TRF Member Handbook: Rollover Savings Account (RSA)
- Investment Elections Options for an RSA
- RSA Allocation Changes
- Beneficiary Designation
- Online RSA Information
- RSA Options at Retirement
- Voluntary Withdrawal of RSA Funds
As an active member of TRF, you can open a Rollover Savings Account (RSA). The money for this account can come from an IRA or other qualified retirement plan. However, we will only accept transfers of money pre-tax. These are known as “rolled over” funds.
The money in your RSA is invested like your Annuity Savings Account (ASA). There are seven fund options for an RSA.
- Fixed Income Fund
- International Equity Fund
- Inflation-Linked Fixed Income Fund
- Large Cap Equity Index Fund
- Money Market Fund
- Small/Mid Cap Equity Fund
- Target Date Funds
*The Money Market Fund is only available for your RSA. To learn more about each fund, check out the fund fact sheets linked above.
You can change the amount of money you invest in each fund. The amount must be at least 1 percent of your total balance and you can change it daily.
Your Rollover Savings Account (RSA) will be combined with your Annuity Savings Account (ASA) and paid to those beneficiaries.
It is important you keep your beneficiary information up-to-date. Your beneficiary is the person who will receive money after you pass away. This decision must be made by you prior to your death. If you do not name someone to receive the money in your ASA, INPRS will pay it to your estate when you pass away.
Each quarter, you will receive a statement about your ASA. If you have an RSA, it will also be listed. Like the ASA, your RSA balance will include any investment gains or losses and any investment fees. Please see the “Quarterly Member Statement” section to find out how to get to your RSA online.
The following options are available to the member at retirement:
With this option, you “annuitize” your RSA. This means that you combine the balance of your RSA with your monthly pension benefit through a MetLife annuity. Your ASA money is included when we calculate your pension, so you will get more money each month. If you pass away, no additional money will go to your beneficiary.

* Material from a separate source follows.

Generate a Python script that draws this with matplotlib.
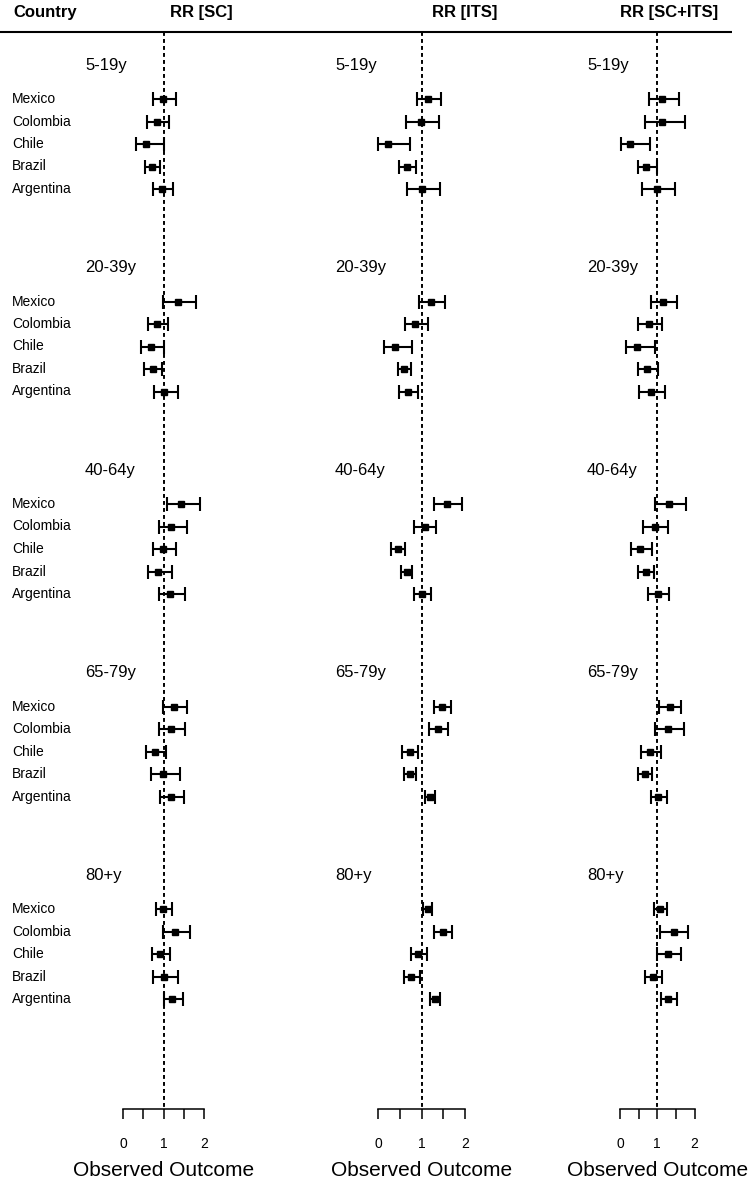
import numpy as np
import matplotlib
matplotlib.use("Agg")
import matplotlib.pyplot as plt
from matplotlib.transforms import blended_transform_factory

plt.rcParams["font.family"] = ["Liberation Sans", "DejaVu Sans"]

# ------------------------------------------------------------
# data: RR estimate, lower and upper CI per age group / country
# ------------------------------------------------------------
countries = ["Mexico", "Colombia", "Chile", "Brazil", "Argentina"]
age_groups = ["5-19y", "20-39y", "40-64y", "65-79y", "80+y"]
panels = ["RR [SC]", "RR [ITS]", "RR [SC+ITS]"]

sc_est = [[0.99, 0.83, 0.56, 0.72, 0.97],
          [1.35, 0.83, 0.69, 0.73, 1.02],
          [1.43, 1.18, 0.98, 0.87, 1.16],
          [1.26, 1.18, 0.80, 0.98, 1.18],
          [0.99, 1.29, 0.92, 1.01, 1.22]]
sc_lo = [[0.75, 0.60, 0.32, 0.54, 0.75],
         [0.98, 0.62, 0.44, 0.53, 0.76],
         [1.08, 0.88, 0.73, 0.61, 0.88],
         [0.98, 0.88, 0.58, 0.68, 0.92],
         [0.81, 0.98, 0.72, 0.74, 1.00]]
sc_hi = [[1.30, 1.13, 1.01, 0.91, 1.24],
         [1.80, 1.10, 1.02, 0.97, 1.35],
         [1.91, 1.57, 1.31, 1.21, 1.52],
         [1.58, 1.53, 1.06, 1.40, 1.51],
         [1.21, 1.65, 1.17, 1.36, 1.48]]

its_est = [[1.15, 0.98, 0.23, 0.67, 1.00],
           [1.21, 0.85, 0.39, 0.59, 0.69],
           [1.58, 1.08, 0.45, 0.66, 1.01],
           [1.47, 1.38, 0.73, 0.73, 1.19],
           [1.14, 1.49, 0.92, 0.76, 1.30]]
its_lo = [[0.89, 0.64, 0.01, 0.49, 0.66],
          [0.95, 0.62, 0.13, 0.45, 0.48],
          [1.28, 0.83, 0.30, 0.52, 0.83],
          [1.29, 1.18, 0.56, 0.60, 1.07],
          [1.03, 1.29, 0.76, 0.59, 1.19]]
its_hi = [[1.44, 1.40, 0.73, 0.87, 1.42],
          [1.54, 1.15, 0.79, 0.76, 0.93],
          [1.93, 1.34, 0.62, 0.78, 1.22],
          [1.67, 1.60, 0.91, 0.88, 1.32],
          [1.25, 1.70, 1.12, 0.97, 1.42]]

both_est = [[1.14, 1.14, 0.26, 0.71, 0.99],
            [1.16, 0.77, 0.46, 0.72, 0.84],
            [1.31, 0.93, 0.55, 0.69, 1.03],
            [1.35, 1.30, 0.80, 0.67, 1.03],
            [1.08, 1.46, 1.28, 0.89, 1.28]]
both_lo = [[0.79, 0.67, 0.03, 0.48, 0.60],
           [0.82, 0.49, 0.15, 0.47, 0.52],
           [0.95, 0.62, 0.30, 0.49, 0.76],
           [1.04, 0.95, 0.57, 0.48, 0.84],
           [0.90, 1.07, 0.99, 0.68, 1.09]]
both_hi = [[1.58, 1.74, 0.80, 1.00, 1.47],
           [1.54, 1.14, 0.95, 1.02, 1.20],
           [1.77, 1.30, 0.85, 0.90, 1.32],
           [1.65, 1.73, 1.10, 0.85, 1.26],
           [1.27, 1.82, 1.65, 1.13, 1.53]]

xticks = [0, 0.5, 1, 1.5, 2]
xticklabels = ["0", "", "1", "", "2"]

# ------------------------------------------------------------
# layout (pixels of the 750 x 1181 figure)
# ------------------------------------------------------------
W, H = 750, 1181
ROW_PX = 22.5        # spacing between rows
FIRST_PX = 99        # first data row (Mexico, 5-19y)
ROWS_PER_GROUP = 9
# pixel of x=0 and x=2 for each panel
PANEL_PX = [(123, 204), (378, 465), (620, 694.5)]
GROUP_LABEL_PX = [85, 335, 587]
HEADER_PX = [201, 465, 669]


def px_row(py):
    return (py - FIRST_PX) / ROW_PX


TOP_ROW, BOTTOM_ROW = px_row(0), px_row(H)
HEADER_ROW = px_row(12)
RULE_ROW = px_row(32)
AXIS_ROW = px_row(1109)

fig = plt.figure(figsize=(W / 100, H / 100), dpi=100)

# base axes for the label column / header
base = fig.add_axes([0, 0, 1, 1])
base.set_xlim(0, W)
base.set_ylim(BOTTOM_ROW, TOP_ROW)
base.axis("off")
base.plot([0, 732], [RULE_ROW, RULE_ROW], color="k", lw=1.5, solid_capstyle="butt")
base.text(13, HEADER_ROW, "Country", fontsize=12, fontweight="bold", ha="left", va="center")
for hx, name in zip(HEADER_PX, panels):
    base.text(hx, HEADER_ROW, name, fontsize=12, fontweight="bold", ha="center", va="center")

for g, grp in enumerate(age_groups):
    for i, c in enumerate(countries):
        base.text(12, g * ROWS_PER_GROUP + i, c, fontsize=10, ha="left", va="center")

est_all = [sc_est, its_est, both_est]
lo_all = [sc_lo, its_lo, both_lo]
hi_all = [sc_hi, its_hi, both_hi]

for p in range(3):
    x0, x2 = PANEL_PX[p]
    unit = (x2 - x0) / 2.0
    # axes spanning x = -1 .. 3 so nothing gets clipped
    ax = fig.add_axes([(x0 - unit) / W, 0, 4 * unit / W, 1])
    ax.set_xlim(-1, 3)
    ax.set_ylim(BOTTOM_ROW, TOP_ROW)
    ax.patch.set_visible(False)

    ax.vlines(1, RULE_ROW, AXIS_ROW, colors="k", lw=1.4, linestyles=(0, (2.0, 1.6)), zorder=1)

    for g, grp in enumerate(age_groups):
        est = np.array(est_all[p][g])
        lo = np.array(lo_all[p][g])
        hi = np.array(hi_all[p][g])
        rows = g * ROWS_PER_GROUP + np.arange(len(countries))
        ax.errorbar(est, rows, xerr=[est - lo, hi - est], fmt="s", color="k",
                    ms=3.8, capsize=4.7, elinewidth=1.5, capthick=1.5, zorder=3)
        tr = blended_transform_factory(fig.transFigure, ax.transData)
        ax.text(GROUP_LABEL_PX[p] / W, g * ROWS_PER_GROUP - 1.5, grp, transform=tr,
                fontsize=12, ha="left", va="center")

    for side in ["top", "left", "right"]:
        ax.spines[side].set_visible(False)
    ax.spines["bottom"].set_position(("data", AXIS_ROW))
    ax.spines["bottom"].set_bounds(0, 2)
    ax.spines["bottom"].set_linewidth(1.1)
    ax.set_yticks([])
    ax.set_xticks(xticks)
    ax.set_xticklabels(xticklabels)
    ax.tick_params(axis="x", direction="out", length=7.2, width=1.1, pad=13, labelsize=10)
    ax.set_xlabel("Observed Outcome", fontsize=15, labelpad=7)

fig.savefig("out.png", dpi=100)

With this option, we pay you the balance of your RSA in a lump sum. By law, we must take out federal income taxes. If you are under age 59½, the IRS may charge you an additional 10 percent tax penalty.
With this option, you move your RSA balance into an Individual Retirement Account (IRA) or another qualified retirement plan. For example, you could have a 401(k) from another job.
This must be done after you stop working. You must request the rollover in less than 30 days after you leave your job.
Partial Rollover/Partial Withdrawal
With this option, you move only part of your money into an IRA or other qualified retirement plan. The amount must be at least $500. INPRS then pays you the rest of the money in your account. By law, INPRS must withhold federal income tax.
You do not have to decide about your RSA when you retire. With this option, you decide at a later date. INPRS will still invest your money. You must make a choice before you are age 70½. The deadline is April 1 after you turn 70½.
Buying Service in another Plan
You may withdraw your RSA to buy creditable service in another governmental retirement plan. You can do this only if you:
- have not applied for your pension benefit, and
- currently are not employed in a TRF-covered position.
If you are not vested, you can still withdraw your RSA. You must withdraw the entire amount. Contact our Customer Service Center at (888) 286-3544 to request a withdrawal.
If you are vested, you may withdraw any portion of your RSA and are not required to withdraw the entire amount. You may only elect to annuitize any or all of your RSA when you are applying for retirement.